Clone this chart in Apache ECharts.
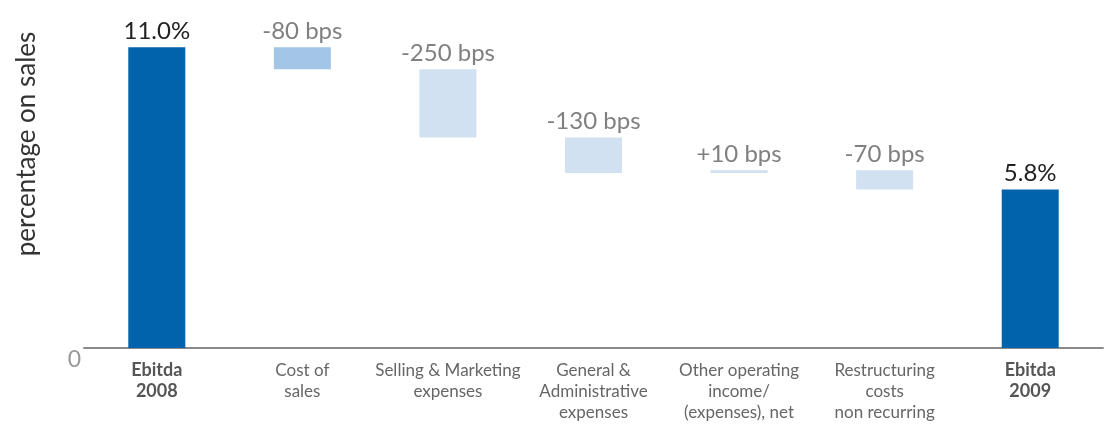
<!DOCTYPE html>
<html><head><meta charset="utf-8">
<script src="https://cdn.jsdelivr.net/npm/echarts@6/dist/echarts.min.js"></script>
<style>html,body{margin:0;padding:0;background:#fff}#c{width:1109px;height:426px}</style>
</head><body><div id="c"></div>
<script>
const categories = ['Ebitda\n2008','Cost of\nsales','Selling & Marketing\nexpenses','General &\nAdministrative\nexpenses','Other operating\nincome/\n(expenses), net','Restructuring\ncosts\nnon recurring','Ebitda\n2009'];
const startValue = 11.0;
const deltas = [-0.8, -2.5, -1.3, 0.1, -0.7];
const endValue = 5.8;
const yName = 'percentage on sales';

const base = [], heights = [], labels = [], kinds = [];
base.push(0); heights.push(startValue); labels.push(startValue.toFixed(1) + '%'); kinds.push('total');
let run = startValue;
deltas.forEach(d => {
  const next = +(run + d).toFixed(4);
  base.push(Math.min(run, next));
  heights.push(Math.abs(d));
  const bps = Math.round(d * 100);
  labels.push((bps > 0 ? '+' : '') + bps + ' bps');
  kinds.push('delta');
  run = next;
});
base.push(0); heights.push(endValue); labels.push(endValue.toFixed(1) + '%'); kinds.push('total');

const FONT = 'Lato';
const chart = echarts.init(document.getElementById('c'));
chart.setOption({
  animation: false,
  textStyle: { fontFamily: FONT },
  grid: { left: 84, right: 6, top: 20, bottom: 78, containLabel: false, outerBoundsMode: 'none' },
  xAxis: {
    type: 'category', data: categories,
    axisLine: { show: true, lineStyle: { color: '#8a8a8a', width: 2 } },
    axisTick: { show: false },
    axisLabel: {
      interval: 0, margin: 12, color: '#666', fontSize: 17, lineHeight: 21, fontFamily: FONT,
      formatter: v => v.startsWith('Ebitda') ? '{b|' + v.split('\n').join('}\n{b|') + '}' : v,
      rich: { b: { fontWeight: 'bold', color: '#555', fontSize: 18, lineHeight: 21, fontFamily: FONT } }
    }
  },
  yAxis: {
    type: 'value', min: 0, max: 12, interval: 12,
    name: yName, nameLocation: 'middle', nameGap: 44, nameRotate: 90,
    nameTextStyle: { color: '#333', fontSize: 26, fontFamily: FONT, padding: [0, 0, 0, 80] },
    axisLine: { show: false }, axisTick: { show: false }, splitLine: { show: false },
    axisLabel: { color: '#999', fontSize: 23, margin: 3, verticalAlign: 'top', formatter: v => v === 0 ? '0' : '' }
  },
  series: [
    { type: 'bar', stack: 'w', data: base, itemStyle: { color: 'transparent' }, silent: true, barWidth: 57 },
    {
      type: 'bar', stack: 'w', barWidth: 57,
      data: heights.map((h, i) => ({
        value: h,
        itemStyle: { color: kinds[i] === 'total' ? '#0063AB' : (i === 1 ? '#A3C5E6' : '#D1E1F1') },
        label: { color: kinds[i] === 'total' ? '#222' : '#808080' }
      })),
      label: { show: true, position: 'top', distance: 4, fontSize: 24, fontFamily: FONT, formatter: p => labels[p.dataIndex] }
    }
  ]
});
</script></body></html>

------------------------------------------------------------------------

- **WHAT YOU SHOULD DO**
Starting at the top of the listing above, reproduce each line up to and including the one with "labels.push(endValue.toFixed(1) + '%'); kinds.push('total');"; omit the pictures.

- **RESULT**
Clone this chart in Apache ECharts.
<!DOCTYPE html>
<html><head><meta charset="utf-8">
<script src="https://cdn.jsdelivr.net/npm/echarts@6/dist/echarts.min.js"></script>
<style>html,body{margin:0;padding:0;background:#fff}#c{width:1109px;height:426px}</style>
</head><body><div id="c"></div>
<script>
const categories = ['Ebitda\n2008','Cost of\nsales','Selling & Marketing\nexpenses','General &\nAdministrative\nexpenses','Other operating\nincome/\n(expenses), net','Restructuring\ncosts\nnon recurring','Ebitda\n2009'];
const startValue = 11.0;
const deltas = [-0.8, -2.5, -1.3, 0.1, -0.7];
const endValue = 5.8;
const yName = 'percentage on sales';

const base = [], heights = [], labels = [], kinds = [];
base.push(0); heights.push(startValue); labels.push(startValue.toFixed(1) + '%'); kinds.push('total');
let run = startValue;
deltas.forEach(d => {
  const next = +(run + d).toFixed(4);
  base.push(Math.min(run, next));
  heights.push(Math.abs(d));
  const bps = Math.round(d * 100);
  labels.push((bps > 0 ? '+' : '') + bps + ' bps');
  kinds.push('delta');
  run = next;
});
base.push(0); heights.push(endValue); labels.push(endValue.toFixed(1) + '%'); kinds.push('total');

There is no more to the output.